The final chapter of the book speaks to the strategies that women use to make gendered doxae visible and to ultimately challenge those doxae. Challenging long held doxae does not happen on a large scale – at least not initially. These long held societal beliefs “Instead must shift for individuals and smaller communities first and then, eventually become part of a larger sociocultural shift in ideologies” (p.161). The women in the study crafted their own unique strategies for speaking back to happiness scripts when confronted with them. These strategies often included humor, directness, and strategic explanations of their position (p.161). One of the other ways in which women settled articulations of happiness around motherhood was by assuming another personal identity: “Aunt.” While these Aunts may not be as involved in children’s day to day lives, “their labor may be vital to the wellbeing of young people” (p.183). While this tie maintains the care relationship ascribed to womanhood, Wooten argues,“it represents a new happiness script that has historically been recognized and has gained more support contemporarily” (p.184). Reinforcing Aunthood as a path to happiness is offered up as another option for women. 

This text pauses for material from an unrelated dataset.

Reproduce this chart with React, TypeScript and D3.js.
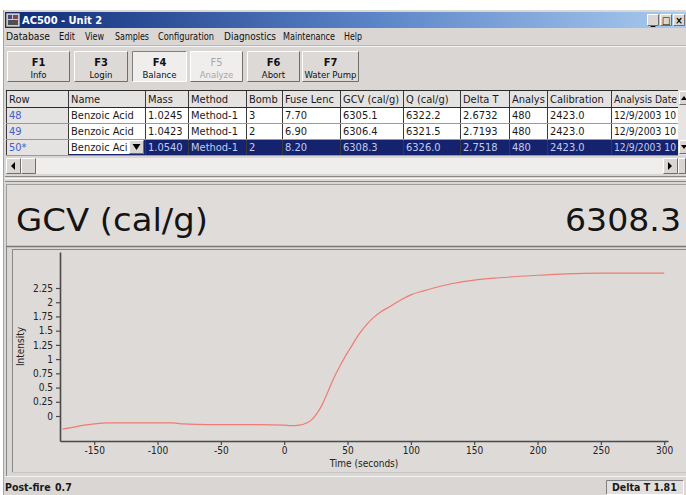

The conclusion of the book, aptly titled “No Regrets?,” argues that the book opens up new directions for rhetorical scholars when it comes to analyzing affect and doxae. Examining doxae and its relation to affect allows rhetorical scholars to better understand how doxae influences discourse. In connecting happiness with reproductive doxae, Wooten makes visible the ways in which “reproductive rhetorics are entangled in discourses that reinforce oppressive power structures and [work to] maintain the status quo” (p.195). The doxae underlying gendered ideologies provide a fertile ground for feminist rhetorical scholars as these doxae constrain the ways in which women relate to themselves and the world around them. Wooten ends the conclusion with a call to undertake research projects that allow for more people’s reproductive experience to gain public attention. Such work, she argues, “provides pathways through which more people’s reproductive experiences are valued and centered in public rhetoric” allowing rhetorical scholars to center a more diverse range of experiences.

I want to thank Courtney Adams Wooten for taking on this project. I found myself in many of the stories that the interviewees shared. This book offered me a way to understand not only that my own decision not to have children was a valid one, but, more importantly for me, it allowed me to see that in deciding not to have children, I was in a sense taking away my parent’s opportunity to serve as grandparents. This allowed me to see that they too are working within happiness scripts that constrain their lives and shape their expectations. Something I wished was addressed in the book, but was understandably beyond the scope of the project, was how we as women can see both the decision to and decision not to have children as valid options. At times when I was reading, it seemed as if childfree women were positioned as those who were able to break free of these gendered happiness scripts, or to at the very least resist them, but it makes me wonder about the women who do find personal fulfillment in being mothers. While I understand that motherhood has been seen as the ONLY way to achieve a fulfilling life for women, I think it is vital to take into account that this choice may make some women truly happy. 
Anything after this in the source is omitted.